David Hume and Friedrich Hayek: Classical Liberal Giants

by Mario Rizzo

I have just discovered the wonderful coincidence that May 7th is David Hume’s birthday and May 8th, as I have known, is Friedrich Hayek’s birthday. It is Hume’s 300th birthday – how amazing that he is still so relevant in a myriad of ways. It is Hayek’s 112th birthday.

As most of our readers will know, Hayek thought that David Hume’s political philosophy was one of the most important intellectual developments in the classical liberal heritage. David Hume was also a source of inspiration for the work of James Buchanan and his schools of public choice economics and constitutional political economy. More humbly (but not too humbly) David Hume was an inspiration for my work with Glen Whitman on slippery slopes.

The Hume-Hayek tradition in political philosophy stresses the importance of general and (relatively) inflexible rules, especially with respect to property and contract rights (“justice”).

Hume’s reasons for rules might be characterized today as “incentive” arguments. Property must be secure to encourage the production of wealth. But property is a “convention” (or an artificial virtue) in the sense that the individual respects the property of others because others respect his property. When that mutuality goes, the system goes. The continual making of exceptions weakens the general rule. It also opens the door to “avidity” and “partiality.” Special interest groups pursue their partial interests and neglect the good of each and all.

Hume’s “justice” is a public good – valuable to all, but subject to the free-riding of exception-making. Each exception in itself does little harm but may have large benefits to some special group. Step by step, a world of deteriorated general justice is created beyond anyone’s intention.

In an important sense then, Hume is a father of rule-consequentialism. The goodness or badness of an action is determined by the consequences of the rule that subsumes the action. Thus, the rule, not the action, is the focus of morality.

Hayek took Hume’s argument and went a step farther. He argued for rules for “epistemic” reasons. We follow rules because we do not know what is best to do in the individual case. Tracing individual consequences is actually more difficult than determining the general effects of general rules.

We do not know in an acceptably objective way what makes particular individuals happy; we do not know what tradeoffs should be made between benefits to certain individuals and those to other individuals. A particular act of justice may be, in fact, contrary to the public or private interest (people may suffer) but the rationale of that decision can only be understood at the level of rules. Furthermore, relatively simple and inflexible rules have an epistemic advantage as rules of the road for people operating in an open-ended and complex world.

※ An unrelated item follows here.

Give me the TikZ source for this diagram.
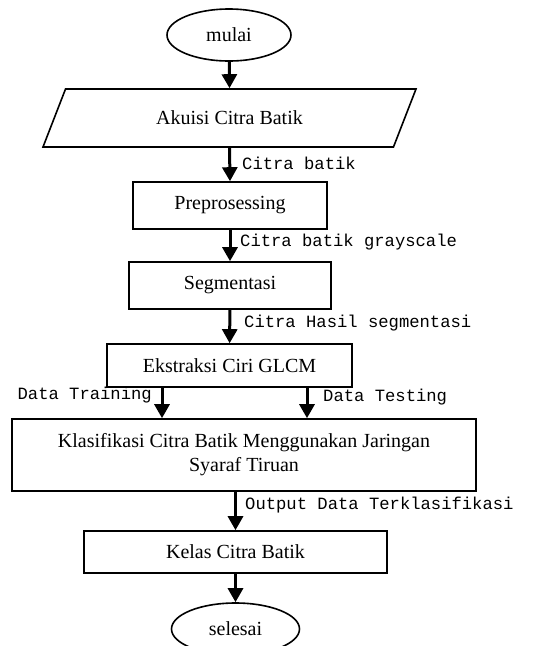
\documentclass[tikz,border=0pt]{standalone}
\usepackage{fontspec}
\setmainfont{Liberation Serif}
\setmonofont{Liberation Mono}
\usetikzlibrary{shapes.geometric,arrows.meta}

\begin{document}
\begin{tikzpicture}[x=1pt, y=-1pt,
        proc/.style={rectangle, draw=black, line width=1.6pt, font=\fontsize{20}{24}\selectfont, align=center, inner sep=0pt},
        term/.style={ellipse, draw=black, line width=1.6pt, font=\fontsize{20}{24}\selectfont, inner sep=0pt, minimum height=52pt},
        io/.style={trapezium, trapezium left angle=32, trapezium right angle=148, trapezium stretches body, draw=black, line width=1.6pt, font=\fontsize{20}{24}\selectfont, inner sep=0pt},
        lbl/.style={anchor=west, font=\fontsize{17.2}{20}\ttfamily, inner sep=0pt},
        flow/.style={-{Triangle[width=15pt,length=14pt]}, line width=3pt}
    ]
        \useasboundingbox (0,0) rectangle (559,646);

        % Nodes
        \node[term, minimum width=124pt] (mulai) at (229, 35) {mulai};
        \node[io, minimum width=373pt, minimum height=58pt] (akuisi) at (229.5, 118) {Akuisi Citra Batik};
        \node[proc, minimum width=194pt, minimum height=47pt] (prep) at (230, 205.5) {Preprosessing};
        \node[proc, minimum width=202pt, minimum height=47pt] (seg) at (230, 285.5) {Segmentasi};
        \node[proc, minimum width=245pt, minimum height=43pt] (glcm) at (229.5, 365.5) {Ekstraksi Ciri GLCM};
        \node[proc, minimum width=464pt, minimum height=72pt] (jst) at (244, 455) {Klasifikasi Citra Batik Menggunakan Jaringan\\Syaraf Tiruan};
        \node[proc, minimum width=303pt, minimum height=42pt] (kelas) at (235.5, 552) {Kelas Citra Batik};
        \node[term, minimum width=128pt] (selesai) at (235.5, 629) {selesai};

        \coordinate (train) at (162, 0);
        \coordinate (test) at (307, 0);

        % Labels
        \node[lbl] (lcitra) at (242, 163) {Citra batik};
        \node[lbl] (lgray) at (240, 242) {Citra batik grayscale};
        \node[lbl] (lhasil) at (244, 323) {Citra Hasil segmentasi};
        \node[lbl, anchor=east] (ltrain) at (152, 395) {Data Training};
        \node[lbl] (ltest) at (323, 397) {Data Testing};
        \node[lbl] (lout) at (245, 505) {Output Data Terklasifikasi};

        % Edges
        \draw[flow] (mulai) -- (akuisi.north);
        \draw[flow] (akuisi.south) -- (prep.north);
        \draw[flow] (prep) -- (seg);
        \draw[flow] (seg) -- (glcm);
        \draw[flow] (train |- glcm.south) -- (train |- jst.north);
        \draw[flow] (test |- glcm.south) -- (test |- jst.north);
        \draw[flow] (kelas.north |- jst.south) -- (kelas.north);
        \draw[flow] (kelas) -- (selesai);

    \end{tikzpicture}
\end{document}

The Hume-Hayek “research program” has been a productive one. It is fitting that first we celebrate David Hume’s birthday and then Friedrich Hayek’s.

7 thoughts on “David Hume and Friedrich Hayek: Classical Liberal Giants

  1. It seems like much of the classical liberal tradition has abandoned the heritage of Hume in favor of Locke and broader deontological theories. Do you consider this a benefit to modern classical liberalism or a loss?

  2. If I may suggest, many of those members of the Scottish Enlightenment, of which David Hume was such an illustrious contributor, are as well worth reading today, as when they first penned their works.

    Next month, on June 20th, will be the birthday of Adam Ferguson. While Hayek reinforced Ferguson’s fame by frequently quoting from his “Essay on the History of Civil Society,” on the fact that ‘nations stumble upon establishments, which are indeed the result of human action, but not the execution of any human design,’ the entire section on the evolution of institutions and rules is profoundly valuable.

    Ferguson observed:

    ‘Mankind, in following the present sense of their minds, in striving to remove inconveniences, or to gain apparent and contiguous advantages, arrive at ends which even their imagination could not anticipate . . . He who first said “I will appropriate this field; I will leave it to my heirs;” did not perceive, that he was laying the foundation of civil laws and political establishments . . .

    ‘The forms of society are derived from an obscure origin; they arise, long before the date of philosophy, from the instincts, not from the speculation of men. The crowd of mankind, are directed in their establishments and measures, by the circumstances in which are are placed; and seldom are turned from their way, to follow the plan of a single projector. . .

    ‘This is the simplest form under which we can consider the establishment of nations: and we ascribe to a previous design, what can be known only by experience, which no human wisdom can foresee, and what, without the concurring humor and disposition of his age, no authority could enable an individual to execute. . .

    ‘The establishments of men, are . . .directed by the variety of situations in which mankind are placed. Those establishments arose from successive improvements that were made, without any sense of their general effect; and they bring human affairs to a state of complication, which the greatest reach of capacity with which human nature was ever adorned, could not have projected; nor even when the whole is carried into execution, can it be comprehended in its full extent.’

    Their wisdom is why their birthdays should be remembered and celebrated.